Should we be “highly concerned” about closing 7 Border Patrol stations?
“We are highly concerned that these closures will undercut proven methods to intercept drug smugglers, human traffickers and illegal immigrants in corridors that they use extensively north of the U.S.-Mexico border. We urge you in the strongest terms to rescind the decision.”
— 12 Republican Representatives’ response to a June 22 announcement that the U.S. Border Patrol would be closing seven out of the 73 stations it maintains near the U.S.-Mexico border. It came in a July 20 letter [PDF] to the chief of U.S. Customs and Border Protection (CBP).
CBP explained that closing the stations — all of them more than 100 miles from the U.S.-Mexico border — plus two in Idaho and Montana, would allow it to move 41 agents closer to the northern and southern borders.
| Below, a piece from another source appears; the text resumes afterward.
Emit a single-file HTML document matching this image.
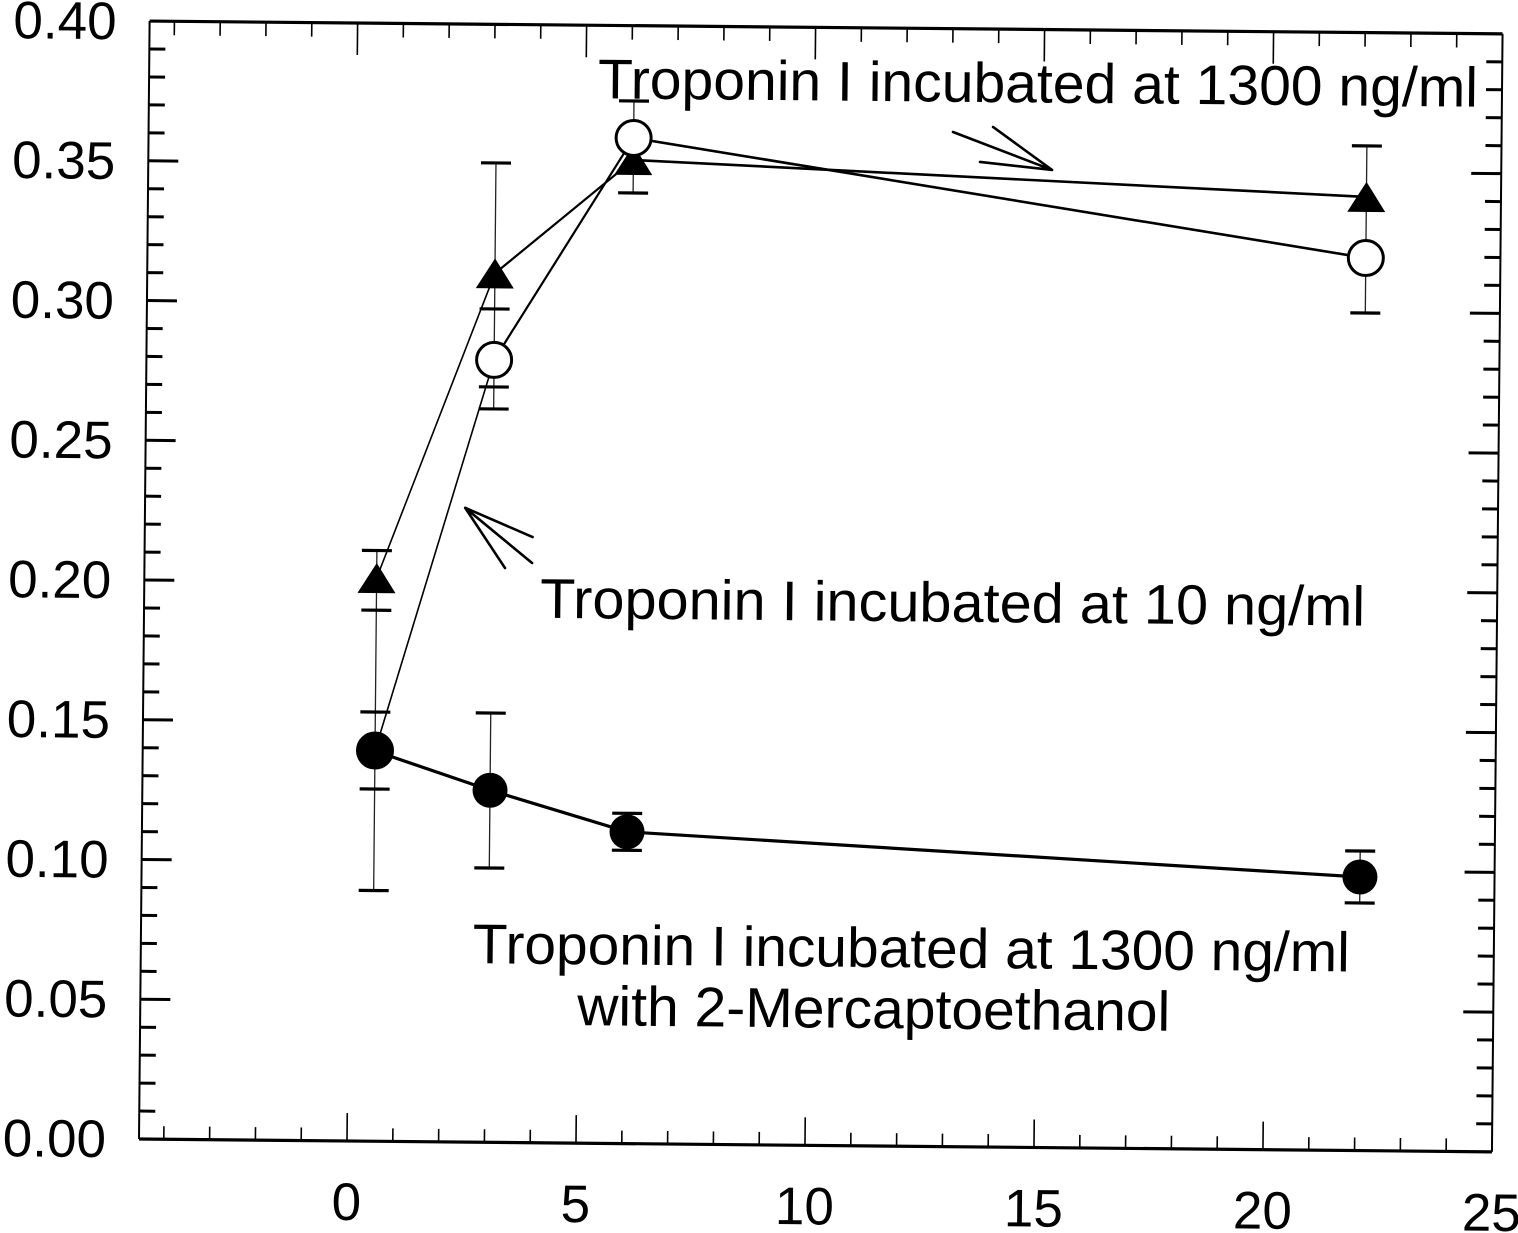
<!DOCTYPE html>
<html>
<head>
<meta charset="utf-8">
<style>
  html,body{margin:0;padding:0;background:#fff;}
  svg{display:block;}
  text{font-family:"Liberation Sans", Arial, sans-serif; fill:#000;}
</style>
</head>
<body>
<svg width="1518" height="1233" viewBox="0 0 1518 1233" xmlns="http://www.w3.org/2000/svg">
<rect width="1518" height="1233" fill="#fff"/>
<g transform="rotate(0.544 139 1139)">
  <!-- frame -->
  <path d="M139 21 H1492" stroke="#000" stroke-width="3.2" fill="none"/>
  <path d="M139 1139 H1492" stroke="#000" stroke-width="3.2" fill="none"/>
  <path d="M139 21 V1139" stroke="#000" stroke-width="2" fill="none"/>
  <path d="M1492 21 V1139" stroke="#000" stroke-width="2" fill="none"/>

  <!-- left ticks -->
  <path stroke="#000" stroke-width="3" fill="none" d="
  M139 1111.05h16 M139 1083.1h16 M139 1055.15h16 M139 1027.2h16 M139 999.25h30
  M139 971.3h16 M139 943.35h16 M139 915.4h16 M139 887.45h16 M139 859.5h30
  M139 831.55h16 M139 803.6h16 M139 775.65h16 M139 747.7h16 M139 719.75h30
  M139 691.8h16 M139 663.85h16 M139 635.9h16 M139 607.95h16 M139 580h30
  M139 552.05h16 M139 524.1h16 M139 496.15h16 M139 468.2h16 M139 440.25h30
  M139 412.3h16 M139 384.35h16 M139 356.4h16 M139 328.45h16 M139 300.5h30
  M139 272.55h16 M139 244.6h16 M139 216.65h16 M139 188.7h16 M139 160.75h30
  M139 132.8h16 M139 104.85h16 M139 76.9h16 M139 48.95h16"/>
  <!-- right ticks -->
  <path stroke="#000" stroke-width="3" fill="none" d="
  M1492 1111.05h-16 M1492 1083.1h-16 M1492 1055.15h-16 M1492 1027.2h-16 M1492 999.25h-30
  M1492 971.3h-16 M1492 943.35h-16 M1492 915.4h-16 M1492 887.45h-16 M1492 859.5h-30
  M1492 831.55h-16 M1492 803.6h-16 M1492 775.65h-16 M1492 747.7h-16 M1492 719.75h-30
  M1492 691.8h-16 M1492 663.85h-16 M1492 635.9h-16 M1492 607.95h-16 M1492 580h-30
  M1492 552.05h-16 M1492 524.1h-16 M1492 496.15h-16 M1492 468.2h-16 M1492 440.25h-30
  M1492 412.3h-16 M1492 384.35h-16 M1492 356.4h-16 M1492 328.45h-16 M1492 300.5h-30
  M1492 272.55h-16 M1492 244.6h-16 M1492 216.65h-16 M1492 188.7h-16 M1492 160.75h-30
  M1492 132.8h-16 M1492 104.85h-16 M1492 76.9h-16 M1492 48.95h-16"/>
  <!-- bottom ticks -->
  <path stroke="#000" stroke-width="1.6" fill="none" d="
  M163.8 1139v-13 M209.6 1139v-13 M255.4 1139v-13 M301.2 1139v-13 M347 1139v-28
  M392.8 1139v-13 M438.6 1139v-13 M484.4 1139v-13 M530.2 1139v-13 M576 1139v-28
  M621.8 1139v-13 M667.6 1139v-13 M713.4 1139v-13 M759.2 1139v-13 M805 1139v-28
  M850.8 1139v-13 M896.6 1139v-13 M942.4 1139v-13 M988.2 1139v-13 M1034 1139v-28
  M1079.8 1139v-13 M1125.6 1139v-13 M1171.4 1139v-13 M1217.2 1139v-13 M1263 1139v-28
  M1308.8 1139v-13 M1354.6 1139v-13 M1400.4 1139v-13 M1446.2 1139v-13"/>
  <!-- top ticks -->
  <path stroke="#000" stroke-width="1.6" fill="none" d="
  M163.8 21v14 M209.6 21v14 M255.4 21v14 M301.2 21v14 M347 21v32
  M392.8 21v14 M438.6 21v14 M484.4 21v14 M530.2 21v14 M576 21v32
  M621.8 21v14 M667.6 21v14 M713.4 21v14 M759.2 21v14 M805 21v32
  M850.8 21v14 M896.6 21v14 M942.4 21v14 M988.2 21v14 M1034 21v32
  M1079.8 21v14 M1125.6 21v14 M1171.4 21v14 M1217.2 21v14 M1263 21v32
  M1308.8 21v14 M1354.6 21v14 M1400.4 21v14 M1446.2 21v14"/>

  <!-- y labels -->
  <g font-size="53" text-anchor="end">
    <text x="106" y="1157.5">0.00</text>
    <text x="106" y="1017.75">0.05</text>
    <text x="106" y="878">0.10</text>
    <text x="106" y="738.25">0.15</text>
    <text x="106" y="598.5">0.20</text>
    <text x="106" y="458.75">0.25</text>
    <text x="106" y="319">0.30</text>
    <text x="106" y="179.25">0.35</text>
    <text x="106" y="39.5">0.40</text>
  </g>
  <!-- x labels -->
  <g font-size="53" text-anchor="middle">
    <text x="347" y="1218">0</text>
    <text x="576" y="1218">5</text>
    <text x="805" y="1218">10</text>
    <text x="1034" y="1218">15</text>
    <text x="1263" y="1218">20</text>
    <text x="1492" y="1218">25</text>
  </g>

  <!-- connecting lines -->
  <polyline points="371.3,575.8 486.7,270" stroke="#000" stroke-width="1.6" fill="none"/>
  <polyline points="486.7,270 624.1,155.3" stroke="#000" stroke-width="2.2" fill="none"/>
  <polyline points="624.1,155.3 1357.4,185.3" stroke="#000" stroke-width="2.6" fill="none"/>
  <polyline points="371.3,748.3 486.7,356.6" stroke="#000" stroke-width="1.6" fill="none"/>
  <polyline points="486.7,356.6 624.1,133.3" stroke="#000" stroke-width="2.2" fill="none"/>
  <polyline points="624.1,133.3 1357.4,246.4" stroke="#000" stroke-width="2.6" fill="none"/>
  <polyline points="371.3,748.8 486.7,786.9 624.1,827.2 1357.4,865.4" stroke="#000" stroke-width="3.2" fill="none"/>

  <!-- error bars: vertical lines -->
  <g stroke="#222" stroke-width="1.3" fill="none">
    <path d="M371.3 548.3V608 M371.3 709.8V786.8 M371.3 608V888.3"/>
    <path d="M486.7 159.6V383.6 M486.7 305.6V405.6 M486.7 709.7V864.7"/>
    <path d="M624.1 122V188.3 M624.1 96.3V170.3 M624.1 808.7V845.7"/>
    <path d="M1357.4 134.3V236.3 M1357.4 191.4V301.4 M1357.4 839.4V891.4"/>
  </g>
  <!-- error bar caps -->
  <g stroke="#000" stroke-width="3.2" fill="none">
    <path d="M356.3 548.3h30 M356.3 608h30 M356.3 709.8h30 M356.3 786.8h30 M356.3 888.3h30"/>
    <path d="M471.7 159.6h30 M471.7 383.6h30 M471.7 305.6h30 M471.7 405.6h30 M471.7 709.7h30 M471.7 864.7h30"/>
    <path d="M609.1 188.3h30 M609.1 96.3h30 M609.1 808.7h30 M609.1 845.7h30"/>
    <path d="M1342.4 134.3h30 M1342.4 301.4h30 M1342.4 839.4h30 M1342.4 891.4h30"/>
  </g>

  <!-- triangles -->
  <g fill="#000">
    <polygon points="352.3,590.8 390.3,590.8 371.3,560.8"/>
    <polygon points="467.7,285 505.7,285 486.7,255"/>
    <polygon points="605.1,170.3 643.1,170.3 624.1,140.3"/>
    <polygon points="1338.4,200.3 1376.4,200.3 1357.4,170.3"/>
  </g>
  <!-- open circles -->
  <g fill="#fff" stroke="#000" stroke-width="3">
    <circle cx="371.3" cy="748.3" r="17.5"/>
    <circle cx="486.7" cy="356.6" r="17.5"/>
    <circle cx="624.1" cy="133.3" r="17.5"/>
    <circle cx="1357.4" cy="246.4" r="17.5"/>
  </g>
  <!-- closed circles -->
  <g fill="#000">
    <circle cx="371.3" cy="748.8" r="17.5"/>
    <circle cx="486.7" cy="786.9" r="17.5"/>
    <circle cx="624.1" cy="827.2" r="17.5"/>
    <circle cx="1357.4" cy="865.4" r="17.5"/>
  </g>

  <!-- arrows -->
  <g stroke="#000" stroke-width="2.6" fill="none" stroke-linecap="round">
    <path d="M943.4 124.3L1042.8 161.3 M983.4 118.9L1042.8 161.3 M970.7 154L1042.8 161.3"/>
    <path d="M459.2 504.8L526.9 533.3 M459.2 504.8L526.6 559.3 M459.2 504.8L499.6 564.6"/>
  </g>

  <!-- annotations -->
  <g font-size="56">
    <text x="588" y="94" textLength="880" lengthAdjust="spacingAndGlyphs">Troponin I incubated at 1300 ng/ml</text>
    <text x="535" y="614" textLength="825" lengthAdjust="spacingAndGlyphs">Troponin I incubated at 10 ng/ml</text>
    <text x="471" y="960" textLength="877" lengthAdjust="spacingAndGlyphs">Troponin I incubated at 1300 ng/ml</text>
    <text x="576" y="1021" textLength="593" lengthAdjust="spacingAndGlyphs">with 2-Mercaptoethanol</text>
  </g>
</g>
</svg>
</body>
</html>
US$1.3 million would be saved by closing small stations in Abilene, Amarillo, Dallas, Lubbock, San Angelo and San Antonio, Texas; Riverside, California; and (near Canada) Billings, Montana and Twin Falls, Idaho.
A report on the Fox News website contends that the closure will “undercut efforts to intercept drug and human traffickers in well-traveled corridors north of the U.S.-Mexico border.” It adds, “one soon-to-be-shuttered station in Amarillo, Texas, is right in the middle of the I-40 corridor.” Reading the same story further, however, reveals that the Amarillo station presently hosts only two Border Patrol agents to cover this entire “corridor.”
The CBP explanation didn’t satisfy the twelve legislators, either, whose letter to Chief David Aguilar makes a bizarre, unsourced charge using the passive voice.
“Fears have also been expressed that your plan is part of a systematic attempt to dismantle interior enforcement of our immigration laws and give illegal immigrants a ‘free pass’ should they successfully cross the border.”
The Facts:
Here is a map of all 73 of the Border Patrol’s U.S.-Mexico border-sector stations, indicating the seven to be closed with red markers. The map makes clear that CBP is closing some of the stations most distant from the border. The station in Amarillo, in the Texas panhandle, is 418 miles by road from the nearest border port of entry.
(View Border Patrol Sectors and Stations in a larger map)
Here is a chart of the U.S. Border Patrol’s nine sectors along the U.S.-Mexico land border. They are organized according to the number of undocumented migrants apprehended in each during 2011. (Click to enlarge it.)
Apprehensions data from U.S. Border Patrol.
As we hope this chart makes evident, in sectors that are seeing very little migration, CBP is closing a small fraction of stations most distant from the border. U.S. taxpayers will no longer have to pay the cost of maintaining these seven stations.